-- YOUR GOAL --
Make a verbatim copy of the entries below; pictures stay out.
================
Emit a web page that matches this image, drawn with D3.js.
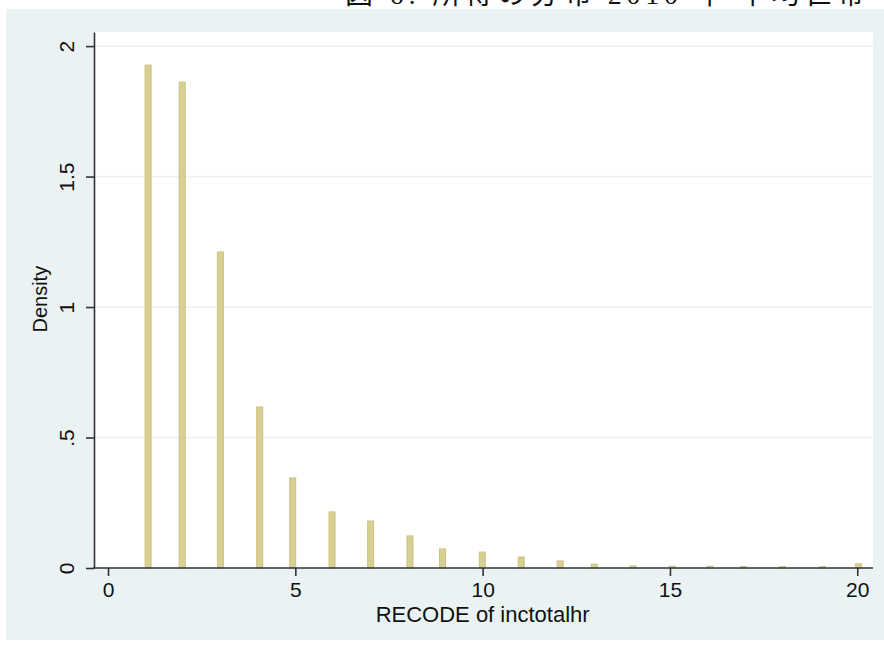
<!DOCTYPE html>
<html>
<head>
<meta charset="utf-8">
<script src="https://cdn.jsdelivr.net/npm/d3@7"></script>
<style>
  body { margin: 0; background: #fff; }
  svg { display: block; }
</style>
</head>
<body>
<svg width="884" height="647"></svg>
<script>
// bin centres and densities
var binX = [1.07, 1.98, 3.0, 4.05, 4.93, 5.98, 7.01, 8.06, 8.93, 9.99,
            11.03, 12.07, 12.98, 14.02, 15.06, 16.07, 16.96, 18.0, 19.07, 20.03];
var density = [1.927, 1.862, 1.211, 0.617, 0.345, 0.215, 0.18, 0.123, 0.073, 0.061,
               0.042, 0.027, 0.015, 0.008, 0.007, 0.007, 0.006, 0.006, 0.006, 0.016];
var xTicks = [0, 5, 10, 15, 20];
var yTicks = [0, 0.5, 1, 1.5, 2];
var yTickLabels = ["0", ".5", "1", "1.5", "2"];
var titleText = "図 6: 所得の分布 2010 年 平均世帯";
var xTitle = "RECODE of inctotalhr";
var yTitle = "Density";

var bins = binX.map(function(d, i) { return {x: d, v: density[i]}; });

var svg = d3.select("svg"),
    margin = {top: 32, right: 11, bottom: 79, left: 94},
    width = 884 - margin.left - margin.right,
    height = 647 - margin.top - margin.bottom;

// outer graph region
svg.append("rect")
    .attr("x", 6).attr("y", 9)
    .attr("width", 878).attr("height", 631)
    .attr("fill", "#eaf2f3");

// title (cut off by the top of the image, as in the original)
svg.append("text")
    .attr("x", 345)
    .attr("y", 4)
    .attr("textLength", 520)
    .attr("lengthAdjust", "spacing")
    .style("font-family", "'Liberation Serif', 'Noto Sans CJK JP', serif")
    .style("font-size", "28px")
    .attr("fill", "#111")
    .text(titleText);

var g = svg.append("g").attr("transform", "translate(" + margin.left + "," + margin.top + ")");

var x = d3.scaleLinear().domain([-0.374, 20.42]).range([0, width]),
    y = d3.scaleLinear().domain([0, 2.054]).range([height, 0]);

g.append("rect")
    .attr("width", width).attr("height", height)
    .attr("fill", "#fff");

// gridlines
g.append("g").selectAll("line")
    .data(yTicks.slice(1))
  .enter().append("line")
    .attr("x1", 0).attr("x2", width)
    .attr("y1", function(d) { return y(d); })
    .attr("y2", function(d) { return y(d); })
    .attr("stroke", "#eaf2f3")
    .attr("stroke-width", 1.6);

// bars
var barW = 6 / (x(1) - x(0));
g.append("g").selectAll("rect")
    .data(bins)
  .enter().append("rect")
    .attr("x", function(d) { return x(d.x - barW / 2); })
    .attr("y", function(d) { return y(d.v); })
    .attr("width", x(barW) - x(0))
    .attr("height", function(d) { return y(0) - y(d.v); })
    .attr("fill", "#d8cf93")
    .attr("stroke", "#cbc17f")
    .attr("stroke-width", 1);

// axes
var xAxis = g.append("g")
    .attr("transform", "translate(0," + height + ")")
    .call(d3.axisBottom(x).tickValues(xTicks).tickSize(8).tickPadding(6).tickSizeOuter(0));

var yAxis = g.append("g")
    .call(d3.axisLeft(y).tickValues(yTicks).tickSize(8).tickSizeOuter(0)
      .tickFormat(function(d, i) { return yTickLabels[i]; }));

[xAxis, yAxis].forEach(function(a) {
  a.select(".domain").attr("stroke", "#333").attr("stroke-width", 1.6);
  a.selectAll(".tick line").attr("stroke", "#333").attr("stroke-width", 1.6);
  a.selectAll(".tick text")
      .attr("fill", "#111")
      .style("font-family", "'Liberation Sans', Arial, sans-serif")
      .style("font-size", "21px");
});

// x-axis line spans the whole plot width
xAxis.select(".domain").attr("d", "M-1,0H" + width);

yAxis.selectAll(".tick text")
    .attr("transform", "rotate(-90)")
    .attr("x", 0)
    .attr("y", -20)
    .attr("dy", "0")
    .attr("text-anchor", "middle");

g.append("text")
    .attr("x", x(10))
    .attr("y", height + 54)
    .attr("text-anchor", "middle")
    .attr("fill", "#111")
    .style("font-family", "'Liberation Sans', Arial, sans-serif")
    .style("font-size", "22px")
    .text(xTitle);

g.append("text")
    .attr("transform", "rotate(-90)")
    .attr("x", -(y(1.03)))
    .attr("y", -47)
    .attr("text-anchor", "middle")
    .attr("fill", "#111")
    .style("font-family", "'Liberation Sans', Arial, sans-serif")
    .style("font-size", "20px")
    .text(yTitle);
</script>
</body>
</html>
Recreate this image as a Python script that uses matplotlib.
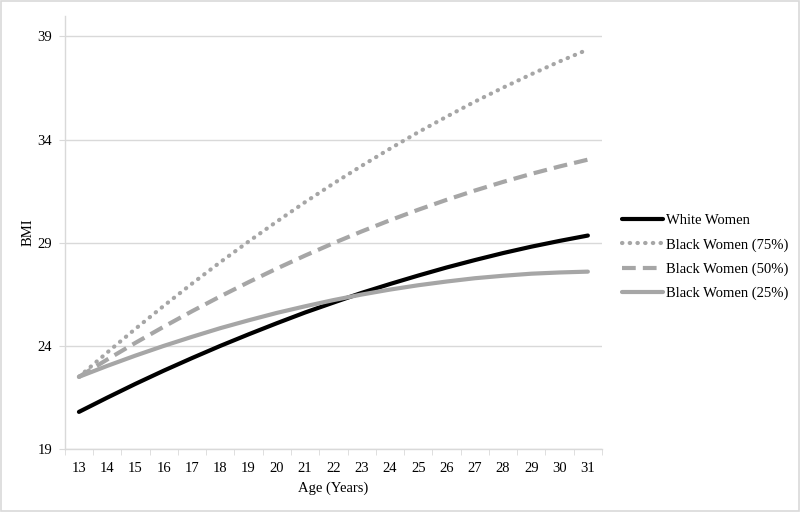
================
-- WRITTEN RESPONSE --
Emit a web page that matches this image, drawn with D3.js.
<!DOCTYPE html>
<html>
<head>
<meta charset="utf-8">
<script src="https://cdn.jsdelivr.net/npm/d3@7"></script>
<style>
  body { margin: 0; background: #fff; }
  svg { display: block; }
</style>
</head>
<body>
<svg width="884" height="647"></svg>
<script>
// bin centres and densities
var binX = [1.07, 1.98, 3.0, 4.05, 4.93, 5.98, 7.01, 8.06, 8.93, 9.99,
            11.03, 12.07, 12.98, 14.02, 15.06, 16.07, 16.96, 18.0, 19.07, 20.03];
var density = [1.927, 1.862, 1.211, 0.617, 0.345, 0.215, 0.18, 0.123, 0.073, 0.061,
               0.042, 0.027, 0.015, 0.008, 0.007, 0.007, 0.006, 0.006, 0.006, 0.016];
var xTicks = [0, 5, 10, 15, 20];
var yTicks = [0, 0.5, 1, 1.5, 2];
var yTickLabels = ["0", ".5", "1", "1.5", "2"];
var titleText = "図 6: 所得の分布 2010 年 平均世帯";
var xTitle = "RECODE of inctotalhr";
var yTitle = "Density";

var bins = binX.map(function(d, i) { return {x: d, v: density[i]}; });

var svg = d3.select("svg"),
    margin = {top: 32, right: 11, bottom: 79, left: 94},
    width = 884 - margin.left - margin.right,
    height = 647 - margin.top - margin.bottom;

// outer graph region
svg.append("rect")
    .attr("x", 6).attr("y", 9)
    .attr("width", 878).attr("height", 631)
    .attr("fill", "#eaf2f3");

// title (cut off by the top of the image, as in the original)
svg.append("text")
    .attr("x", 345)
    .attr("y", 4)
    .attr("textLength", 520)
    .attr("lengthAdjust", "spacing")
    .style("font-family", "'Liberation Serif', 'Noto Sans CJK JP', serif")
    .style("font-size", "28px")
    .attr("fill", "#111")
    .text(titleText);

var g = svg.append("g").attr("transform", "translate(" + margin.left + "," + margin.top + ")");

var x = d3.scaleLinear().domain([-0.374, 20.42]).range([0, width]),
    y = d3.scaleLinear().domain([0, 2.054]).range([height, 0]);

g.append("rect")
    .attr("width", width).attr("height", height)
    .attr("fill", "#fff");

// gridlines
g.append("g").selectAll("line")
    .data(yTicks.slice(1))
  .enter().append("line")
    .attr("x1", 0).attr("x2", width)
    .attr("y1", function(d) { return y(d); })
    .attr("y2", function(d) { return y(d); })
    .attr("stroke", "#eaf2f3")
    .attr("stroke-width", 1.6);

// bars
var barW = 6 / (x(1) - x(0));
g.append("g").selectAll("rect")
    .data(bins)
  .enter().append("rect")
    .attr("x", function(d) { return x(d.x - barW / 2); })
    .attr("y", function(d) { return y(d.v); })
    .attr("width", x(barW) - x(0))
    .attr("height", function(d) { return y(0) - y(d.v); })
    .attr("fill", "#d8cf93")
    .attr("stroke", "#cbc17f")
    .attr("stroke-width", 1);

// axes
var xAxis = g.append("g")
    .attr("transform", "translate(0," + height + ")")
    .call(d3.axisBottom(x).tickValues(xTicks).tickSize(8).tickPadding(6).tickSizeOuter(0));

var yAxis = g.append("g")
    .call(d3.axisLeft(y).tickValues(yTicks).tickSize(8).tickSizeOuter(0)
      .tickFormat(function(d, i) { return yTickLabels[i]; }));

[xAxis, yAxis].forEach(function(a) {
  a.select(".domain").attr("stroke", "#333").attr("stroke-width", 1.6);
  a.selectAll(".tick line").attr("stroke", "#333").attr("stroke-width", 1.6);
  a.selectAll(".tick text")
      .attr("fill", "#111")
      .style("font-family", "'Liberation Sans', Arial, sans-serif")
      .style("font-size", "21px");
});

// x-axis line spans the whole plot width
xAxis.select(".domain").attr("d", "M-1,0H" + width);

yAxis.selectAll(".tick text")
    .attr("transform", "rotate(-90)")
    .attr("x", 0)
    .attr("y", -20)
    .attr("dy", "0")
    .attr("text-anchor", "middle");

g.append("text")
    .attr("x", x(10))
    .attr("y", height + 54)
    .attr("text-anchor", "middle")
    .attr("fill", "#111")
    .style("font-family", "'Liberation Sans', Arial, sans-serif")
    .style("font-size", "22px")
    .text(xTitle);

g.append("text")
    .attr("transform", "rotate(-90)")
    .attr("x", -(y(1.03)))
    .attr("y", -47)
    .attr("text-anchor", "middle")
    .attr("fill", "#111")
    .style("font-family", "'Liberation Sans', Arial, sans-serif")
    .style("font-size", "20px")
    .text(yTitle);
</script>
</body>
</html>
Recreate this image as a Python script that uses matplotlib.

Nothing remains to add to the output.